### Stated task
Copy out the material below in full, but not its images.
--------------------
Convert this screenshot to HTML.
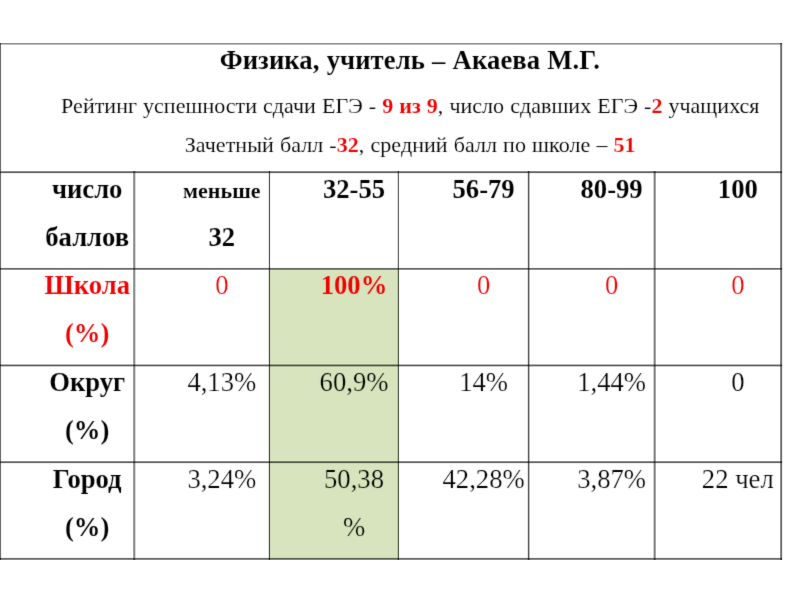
<!DOCTYPE html>
<html lang="ru">
<head>
<meta charset="utf-8">
<title>Физика</title>
<style>
html,body{margin:0;padding:0;background:#fff;}
body{width:800px;height:600px;position:relative;overflow:hidden;font-family:"Liberation Serif",serif;color:#000;}
.t{position:absolute;width:700px;text-align:center;white-space:nowrap;line-height:40px;height:40px;font-size:26.67px;}
.t{-webkit-text-stroke:0.22px #fff;}
.b{font-weight:bold;-webkit-text-stroke-width:0.1px;}
.gc{-webkit-text-stroke-color:#d7e4bd;}
.r{color:#f00000;}
.s{font-size:22px;-webkit-text-stroke-width:0.1px;}
.s.b{-webkit-text-stroke-width:0.12px;}
.l2{word-spacing:0.5px;letter-spacing:0.03px;}
.l3{word-spacing:0.5px;letter-spacing:0.06px;}
.ti{word-spacing:0.4px;letter-spacing:0.08px;}
.r b{color:#f00000;}
b.r{color:#f00000;}
.green{position:absolute;left:269px;top:269px;width:130px;height:290px;background:#d7e4bd;}
svg{position:absolute;left:0;top:0;}
#g i{position:absolute;display:block;background:#000;}
#g .h{left:0;width:782px;height:1px;}
#g .v{width:1px;}
#w{position:absolute;left:0;top:0;width:800px;height:600px;filter:url(#soft);}
</style>
</head>
<body>
<svg width="0" height="0" style="position:absolute"><defs><filter id="soft" x="0" y="0" width="100%" height="100%" color-interpolation-filters="sRGB"><feConvolveMatrix order="3" kernelMatrix="0.015 0.070 0.015 0.070 0.660 0.070 0.015 0.070 0.015" edgeMode="duplicate" preserveAlpha="false"/></filter></defs></svg>
<div id="w">
<div class="green"></div>
<div class="t b ti" style="left:59.9px;top:40.00px">Физика, учитель – Акаева М.Г.</div>
<div class="t s l2" style="left:60.3px;top:85.88px">Рейтинг успешности сдачи ЕГЭ - <b class="r">9 из 9</b>, число сдавших ЕГЭ -<b class="r">2</b> учащихся</div>
<div class="t s l3" style="left:60.2px;top:125.47px">Зачетный балл -<b class="r">32</b>, средний балл по школе – <b class="r">51</b></div>
<div class="t b" style="left:-262.8px;top:169.00px">число</div>
<div class="t b" style="left:-262.8px;top:217.00px">баллов</div>
<div class="t b s" style="left:-128.2px;top:170.57px">меньше</div>
<div class="t b" style="left:-128.2px;top:217.00px">32</div>
<div class="t b" style="left:4.0px;top:169.00px">32-55</div>
<div class="t b" style="left:133.6px;top:169.00px">56-79</div>
<div class="t b" style="left:261.6px;top:169.00px">80-99</div>
<div class="t b" style="left:387.8px;top:169.00px">100</div>
<div class="t b r" style="left:-262.8px;top:265.10px">Школа</div>
<div class="t b r" style="left:-262.8px;top:313.10px">(%)</div>
<div class="t r" style="left:-128.2px;top:265.10px">0</div>
<div class="t b r gc" style="left:4.0px;top:265.10px">100%</div>
<div class="t r" style="left:133.6px;top:265.10px">0</div>
<div class="t r" style="left:261.6px;top:265.10px">0</div>
<div class="t r" style="left:387.8px;top:265.10px">0</div>
<div class="t b" style="left:-262.8px;top:362.40px">Округ</div>
<div class="t b" style="left:-262.8px;top:410.40px">(%)</div>
<div class="t" style="left:-128.2px;top:362.40px">4,13%</div>
<div class="t gc" style="left:4.0px;top:362.40px">60,9%</div>
<div class="t" style="left:133.6px;top:362.40px">14%</div>
<div class="t" style="left:261.6px;top:362.40px">1,44%</div>
<div class="t" style="left:387.8px;top:362.40px">0</div>
<div class="t b" style="left:-262.8px;top:459.20px">Город</div>
<div class="t b" style="left:-262.8px;top:507.20px">(%)</div>
<div class="t" style="left:-128.2px;top:459.20px">3,24%</div>
<div class="t gc" style="left:4.0px;top:459.20px">50,38</div>
<div class="t" style="left:133.6px;top:459.20px">42,28%</div>
<div class="t" style="left:261.6px;top:459.20px">3,87%</div>
<div class="t" style="left:387.8px;top:459.20px">22 чел</div>
<div class="t gc" style="left:4.0px;top:507.20px">%</div>
</div>
<div id="g">
<i class="h" style="top:43px;opacity:0.435"></i>
<i class="h" style="top:44px;opacity:0.247"></i>
<i class="h" style="top:171px;opacity:0.451"></i>
<i class="h" style="top:172px;opacity:0.592"></i>
<i class="h" style="top:173px;opacity:0.090"></i>
<i class="h" style="top:267px;opacity:0.043"></i>
<i class="h" style="top:268px;opacity:0.561"></i>
<i class="h" style="top:269px;opacity:0.435"></i>
<i class="h" style="top:364px;opacity:0.278"></i>
<i class="h" style="top:365px;opacity:0.624"></i>
<i class="h" style="top:366px;opacity:0.216"></i>
<i class="h" style="top:461px;opacity:0.451"></i>
<i class="h" style="top:462px;opacity:0.592"></i>
<i class="h" style="top:463px;opacity:0.078"></i>
<i class="h" style="top:557px;opacity:0.059"></i>
<i class="h" style="top:558px;opacity:0.561"></i>
<i class="h" style="top:559px;opacity:0.467"></i>
<i class="v" style="left:0px;top:43px;height:517px;opacity:0.561"></i>
<i class="v" style="left:1px;top:43px;height:517px;opacity:0.059"></i>
<i class="v" style="left:133px;top:171px;height:389px;opacity:0.373"></i>
<i class="v" style="left:134px;top:171px;height:389px;opacity:0.451"></i>
<i class="v" style="left:135px;top:171px;height:389px;opacity:0.153"></i>
<i class="v" style="left:268px;top:171px;height:389px;opacity:0.122"></i>
<i class="v" style="left:269px;top:171px;height:389px;opacity:0.631"></i>
<i class="v" style="left:270px;top:171px;height:389px;opacity:0.059"></i>
<i class="v" style="left:397px;top:171px;height:389px;opacity:0.153"></i>
<i class="v" style="left:398px;top:171px;height:389px;opacity:0.576"></i>
<i class="v" style="left:399px;top:171px;height:389px;opacity:0.027"></i>
<i class="v" style="left:527px;top:171px;height:389px;opacity:0.122"></i>
<i class="v" style="left:528px;top:171px;height:389px;opacity:0.624"></i>
<i class="v" style="left:529px;top:171px;height:389px;opacity:0.278"></i>
<i class="v" style="left:653px;top:171px;height:389px;opacity:0.184"></i>
<i class="v" style="left:654px;top:171px;height:389px;opacity:0.498"></i>
<i class="v" style="left:655px;top:171px;height:389px;opacity:0.341"></i>
<i class="v" style="left:780px;top:43px;height:517px;opacity:0.451"></i>
<i class="v" style="left:781px;top:43px;height:517px;opacity:0.553"></i>
<i class="v" style="left:782px;top:43px;height:517px;opacity:0.090"></i>
</div>
</body>
</html>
--------------------
### Answer to the problem
Convert this screenshot to HTML.
<!DOCTYPE html>
<html lang="ru">
<head>
<meta charset="utf-8">
<title>Физика</title>
<style>
html,body{margin:0;padding:0;background:#fff;}
body{width:800px;height:600px;position:relative;overflow:hidden;font-family:"Liberation Serif",serif;color:#000;}
.t{position:absolute;width:700px;text-align:center;white-space:nowrap;line-height:40px;height:40px;font-size:26.67px;}
.t{-webkit-text-stroke:0.22px #fff;}
.b{font-weight:bold;-webkit-text-stroke-width:0.1px;}
.gc{-webkit-text-stroke-color:#d7e4bd;}
.r{color:#f00000;}
.s{font-size:22px;-webkit-text-stroke-width:0.1px;}
.s.b{-webkit-text-stroke-width:0.12px;}
.l2{word-spacing:0.5px;letter-spacing:0.03px;}
.l3{word-spacing:0.5px;letter-spacing:0.06px;}
.ti{word-spacing:0.4px;letter-spacing:0.08px;}
.r b{color:#f00000;}
b.r{color:#f00000;}
.green{position:absolute;left:269px;top:269px;width:130px;height:290px;background:#d7e4bd;}
svg{position:absolute;left:0;top:0;}
#g i{position:absolute;display:block;background:#000;}
#g .h{left:0;width:782px;height:1px;}
#g .v{width:1px;}
#w{position:absolute;left:0;top:0;width:800px;height:600px;filter:url(#soft);}
</style>
</head>
<body>
<svg width="0" height="0" style="position:absolute"><defs><filter id="soft" x="0" y="0" width="100%" height="100%" color-interpolation-filters="sRGB"><feConvolveMatrix order="3" kernelMatrix="0.015 0.070 0.015 0.070 0.660 0.070 0.015 0.070 0.015" edgeMode="duplicate" preserveAlpha="false"/></filter></defs></svg>
<div id="w">
<div class="green"></div>
<div class="t b ti" style="left:59.9px;top:40.00px">Физика, учитель – Акаева М.Г.</div>
<div class="t s l2" style="left:60.3px;top:85.88px">Рейтинг успешности сдачи ЕГЭ - <b class="r">9 из 9</b>, число сдавших ЕГЭ -<b class="r">2</b> учащихся</div>
<div class="t s l3" style="left:60.2px;top:125.47px">Зачетный балл -<b class="r">32</b>, средний балл по школе – <b class="r">51</b></div>
<div class="t b" style="left:-262.8px;top:169.00px">число</div>
<div class="t b" style="left:-262.8px;top:217.00px">баллов</div>
<div class="t b s" style="left:-128.2px;top:170.57px">меньше</div>
<div class="t b" style="left:-128.2px;top:217.00px">32</div>
<div class="t b" style="left:4.0px;top:169.00px">32-55</div>
<div class="t b" style="left:133.6px;top:169.00px">56-79</div>
<div class="t b" style="left:261.6px;top:169.00px">80-99</div>
<div class="t b" style="left:387.8px;top:169.00px">100</div>
<div class="t b r" style="left:-262.8px;top:265.10px">Школа</div>
<div class="t b r" style="left:-262.8px;top:313.10px">(%)</div>
<div class="t r" style="left:-128.2px;top:265.10px">0</div>
<div class="t b r gc" style="left:4.0px;top:265.10px">100%</div>
<div class="t r" style="left:133.6px;top:265.10px">0</div>
<div class="t r" style="left:261.6px;top:265.10px">0</div>
<div class="t r" style="left:387.8px;top:265.10px">0</div>
<div class="t b" style="left:-262.8px;top:362.40px">Округ</div>
<div class="t b" style="left:-262.8px;top:410.40px">(%)</div>
<div class="t" style="left:-128.2px;top:362.40px">4,13%</div>
<div class="t gc" style="left:4.0px;top:362.40px">60,9%</div>
<div class="t" style="left:133.6px;top:362.40px">14%</div>
<div class="t" style="left:261.6px;top:362.40px">1,44%</div>
<div class="t" style="left:387.8px;top:362.40px">0</div>
<div class="t b" style="left:-262.8px;top:459.20px">Город</div>
<div class="t b" style="left:-262.8px;top:507.20px">(%)</div>
<div class="t" style="left:-128.2px;top:459.20px">3,24%</div>
<div class="t gc" style="left:4.0px;top:459.20px">50,38</div>
<div class="t" style="left:133.6px;top:459.20px">42,28%</div>
<div class="t" style="left:261.6px;top:459.20px">3,87%</div>
<div class="t" style="left:387.8px;top:459.20px">22 чел</div>
<div class="t gc" style="left:4.0px;top:507.20px">%</div>
</div>
<div id="g">
<i class="h" style="top:43px;opacity:0.435"></i>
<i class="h" style="top:44px;opacity:0.247"></i>
<i class="h" style="top:171px;opacity:0.451"></i>
<i class="h" style="top:172px;opacity:0.592"></i>
<i class="h" style="top:173px;opacity:0.090"></i>
<i class="h" style="top:267px;opacity:0.043"></i>
<i class="h" style="top:268px;opacity:0.561"></i>
<i class="h" style="top:269px;opacity:0.435"></i>
<i class="h" style="top:364px;opacity:0.278"></i>
<i class="h" style="top:365px;opacity:0.624"></i>
<i class="h" style="top:366px;opacity:0.216"></i>
<i class="h" style="top:461px;opacity:0.451"></i>
<i class="h" style="top:462px;opacity:0.592"></i>
<i class="h" style="top:463px;opacity:0.078"></i>
<i class="h" style="top:557px;opacity:0.059"></i>
<i class="h" style="top:558px;opacity:0.561"></i>
<i class="h" style="top:559px;opacity:0.467"></i>
<i class="v" style="left:0px;top:43px;height:517px;opacity:0.561"></i>
<i class="v" style="left:1px;top:43px;height:517px;opacity:0.059"></i>
<i class="v" style="left:133px;top:171px;height:389px;opacity:0.373"></i>
<i class="v" style="left:134px;top:171px;height:389px;opacity:0.451"></i>
<i class="v" style="left:135px;top:171px;height:389px;opacity:0.153"></i>
<i class="v" style="left:268px;top:171px;height:389px;opacity:0.122"></i>
<i class="v" style="left:269px;top:171px;height:389px;opacity:0.631"></i>
<i class="v" style="left:270px;top:171px;height:389px;opacity:0.059"></i>
<i class="v" style="left:397px;top:171px;height:389px;opacity:0.153"></i>
<i class="v" style="left:398px;top:171px;height:389px;opacity:0.576"></i>
<i class="v" style="left:399px;top:171px;height:389px;opacity:0.027"></i>
<i class="v" style="left:527px;top:171px;height:389px;opacity:0.122"></i>
<i class="v" style="left:528px;top:171px;height:389px;opacity:0.624"></i>
<i class="v" style="left:529px;top:171px;height:389px;opacity:0.278"></i>
<i class="v" style="left:653px;top:171px;height:389px;opacity:0.184"></i>
<i class="v" style="left:654px;top:171px;height:389px;opacity:0.498"></i>
<i class="v" style="left:655px;top:171px;height:389px;opacity:0.341"></i>
<i class="v" style="left:780px;top:43px;height:517px;opacity:0.451"></i>
<i class="v" style="left:781px;top:43px;height:517px;opacity:0.553"></i>
<i class="v" style="left:782px;top:43px;height:517px;opacity:0.090"></i>
</div>
</body>
</html>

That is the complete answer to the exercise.